Travel
Why pre-owned is the answer to the global travel demand
By Jim Sorokan, VP Sales Europe, Jetcraft Commercial
In February 2024, the airline industry hit a significant post-pandemic milestone, not only fully recovering in terms of total passenger traffic, but surpassing 2019 targets by 5.7%.
In Europe, the commercial aviation industry has rebounded faster than expected, with strong recovery seen in the regional market.
European airlines, exemplified by Air Baltic’s order of additional A220-300s, Aegean’s acquisition of A321neos, and Boeing’s delivery of 737 MAX aircraft to Ryanair, are actively expanding their fleets.
But, for major airlines there’s a challenge in meeting this increased demand at a time when certain narrowbody models are contending with well-publicised Pratt & Whitney GTF engine problems, and globally, narrowbody inventory remains scarce.
The result is a growing trend towards regional aircraft and longer leases to source the capacity these European airlines need to ensure their survival.
Addressing Fleet Shortages
The long-term repercussions of the pandemic continue to impact new aircraft deliveries, which are down 7.4% compared to 2023, and some OEM backlogs now stretching out to 2030.
Coupled with a resurgence in travel demand and market conditions in Europe, this has led airlines to increasingly look to alternative solutions to meet their fleet needs. This includes reintegrating older aircraft, incorporating standby aircraft and extending the service life of their existing fleets – all to ensure schedule reliability.
Pre-owned aircraft are also becoming vital for operators facing delivery delays and supply chain issues. At Jetcraft Commercial, we’ve seen that demand for regional and turboprop aircraft, such as the De Havilland Canada Dash 8-400 or the ATR 72 series, is on the rise – particularly in southern Europe. As well as the economic benefits these types offer, a limited supply of narrowbodies is prompting airlines to evaluate using regional and turboprops more closely.
As a result, the global regional jet market, valued at USD 12.62 billion in 2023, is projected to grow to USD 19.58 billion by 2032.
Shifting strategies
As well as reconsidering their fleets, airlines in Europe are also adapting their business models to maintain connectivity across the continent.
We’ve seen a shift in purchase agreement terms, with carriers increasingly seeking longer term solutions. Previously, operators would turn to regional aircraft to supplement their fleet on a seasonal basis.
Now, fleet managers are interested in securing regional aircraft on an annual basis, striking deals that offer better financial returns and meet their need for increased capacity year-round. This strategy ensures airlines can maximize their operational efficiency and financial performance.
In the recovered European aviation market, airlines must also pivot to innovative solutions to address current fleet shortages and supply chain disruptions.
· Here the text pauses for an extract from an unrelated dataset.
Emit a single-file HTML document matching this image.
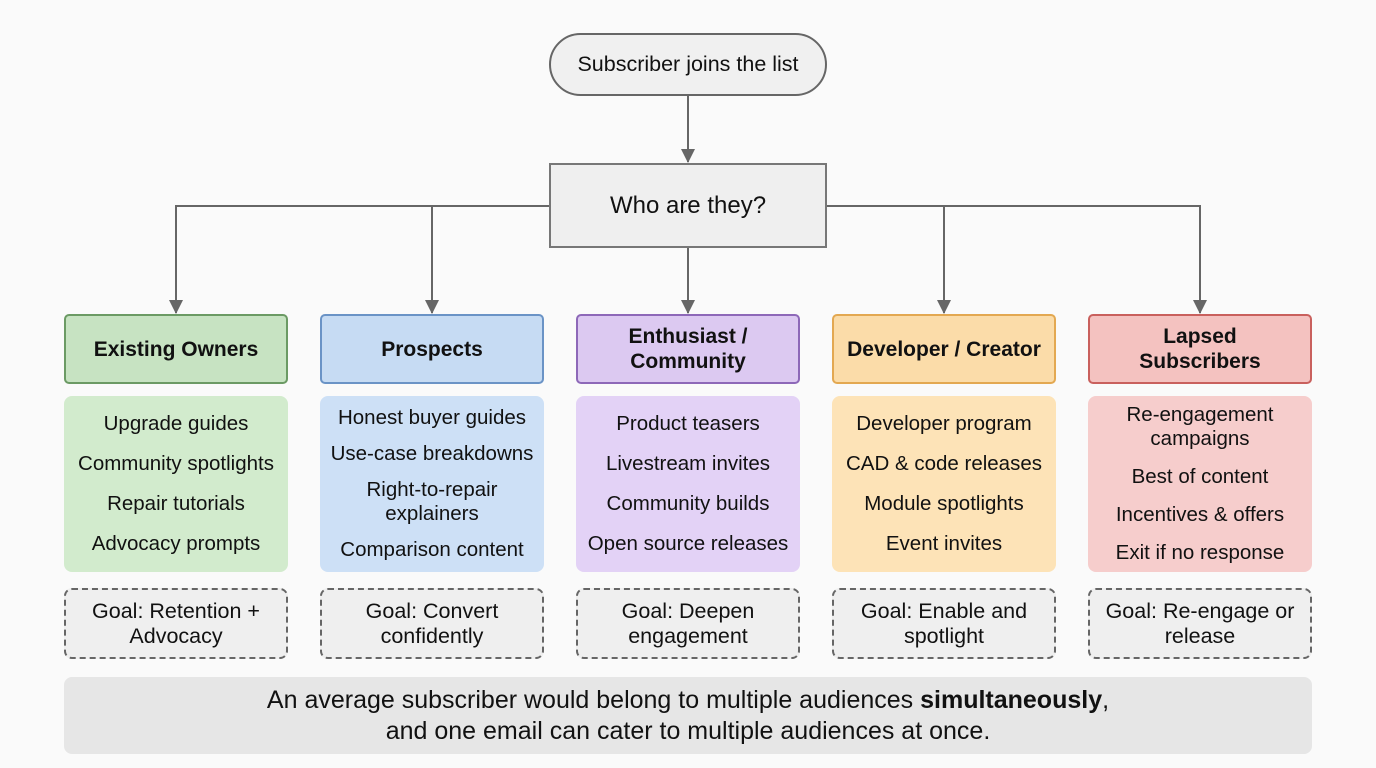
<!DOCTYPE html>
<html><head><style>
body{margin:0;width:1376px;height:768px;background:#fafafa;font-family:"Liberation Sans",sans-serif;position:relative;overflow:hidden;color:#111}
.a{position:absolute;box-sizing:border-box;display:flex;align-items:center;justify-content:center;text-align:center}
.h{top:314px;height:70px;width:224px;border:2px solid;border-radius:5px;font-weight:bold;font-size:21px;line-height:25px}
.b{top:396px;height:176px;width:224px;border-radius:8px;flex-direction:column;font-size:20.5px;line-height:24px;gap:16px}
.g{top:588px;height:71px;width:224px;border:2px dashed #666;border-radius:8px;background:#efefef;font-size:21.5px;line-height:25px}
</style></head><body>
<svg style="position:absolute;left:0;top:0" width="1376" height="768">
<defs><marker id="m" markerWidth="14" markerHeight="14" refX="13" refY="7" orient="auto" markerUnits="userSpaceOnUse"><path d="M0,0L14,7L0,14z" fill="#666"/></marker></defs>
<g stroke="#666" stroke-width="2" fill="none">
<line x1="688" y1="96" x2="688" y2="162" marker-end="url(#m)"/>
<polyline points="549,206 176,206 176,313" marker-end="url(#m)"/>
<line x1="432" y1="206" x2="432" y2="313" marker-end="url(#m)"/>
<line x1="688" y1="248" x2="688" y2="313" marker-end="url(#m)"/>
<polyline points="826,206 1200,206 1200,313" marker-end="url(#m)"/>
<line x1="944" y1="206" x2="944" y2="313" marker-end="url(#m)"/>
</g></svg>
<div class="a" style="left:549px;top:33px;width:278px;height:63px;border:2px solid #666;border-radius:32px;background:#f0f0f0;font-size:21.5px">Subscriber joins the list</div>
<div class="a" style="left:549px;top:163px;width:278px;height:85px;border:2px solid #777;background:#efefef;font-size:24px">Who are they?</div>

<div class="a h" style="left:64px;background:#c7e3c2;border-color:#6b9a64">Existing Owners</div>
<div class="a h" style="left:320px;background:#c6dbf3;border-color:#6a93c6">Prospects</div>
<div class="a h" style="left:576px;background:#dcc9f1;border-color:#8d68b8">Enthusiast /<br>Community</div>
<div class="a h" style="left:832px;background:#fbdca9;border-color:#e3a851">Developer / Creator</div>
<div class="a h" style="left:1088px;background:#f4c2c0;border-color:#c9605d">Lapsed<br>Subscribers</div>

<div class="a b" style="left:64px;background:#d2ebcd"><div>Upgrade guides</div><div>Community spotlights</div><div>Repair tutorials</div><div>Advocacy prompts</div></div>
<div class="a b" style="left:320px;background:#cde0f6;gap:12px"><div>Honest buyer guides</div><div>Use-case breakdowns</div><div>Right-to-repair<br>explainers</div><div>Comparison content</div></div>
<div class="a b" style="left:576px;background:#e3d2f6"><div>Product teasers</div><div>Livestream invites</div><div>Community builds</div><div>Open source releases</div></div>
<div class="a b" style="left:832px;background:#fde3b7"><div>Developer program</div><div>CAD &amp; code releases</div><div>Module spotlights</div><div>Event invites</div></div>
<div class="a b" style="left:1088px;background:#f6cdcc;gap:14px"><div>Re-engagement<br>campaigns</div><div>Best of content</div><div>Incentives &amp; offers</div><div>Exit if no response</div></div>

<div class="a g" style="left:64px">Goal: Retention +<br>Advocacy</div>
<div class="a g" style="left:320px">Goal: Convert<br>confidently</div>
<div class="a g" style="left:576px">Goal: Deepen<br>engagement</div>
<div class="a g" style="left:832px">Goal: Enable and<br>spotlight</div>
<div class="a g" style="left:1088px">Goal: Re-engage or<br>release</div>

<div style="position:absolute;left:64px;top:677px;width:1248px;height:77px;box-sizing:border-box;padding-top:8px;background:#e6e6e6;border-radius:8px;font-size:25px;line-height:31px;text-align:center">An average subscriber would belong to multiple audiences <b>simultaneously</b>,<br>and one email can cater to multiple audiences at once.</div>
</body></html>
Market constraints have led to a growing preference for aircraft finance and leasing deals, with leasing rates in some sectors rising by as much as 35% in 2023 to respond to demand.
However, against this backdrop there are opportunities for carriers to secure better deals on longer-term leases, particularly when considering the large order backlogs for OEMs, emphasising the importance of strategic planning in fleet management.
Working with a financing partner you can trust is key and airlines will benefit by focusing on in-depth fleet assessments, optimizing lease agreements, and leveraging secondary markets to acquire well- maintained, pre-owned aircraft. This proactive approach will be critical for sustaining growth and maintaining a competitive advantage in the dynamic aviation landscape.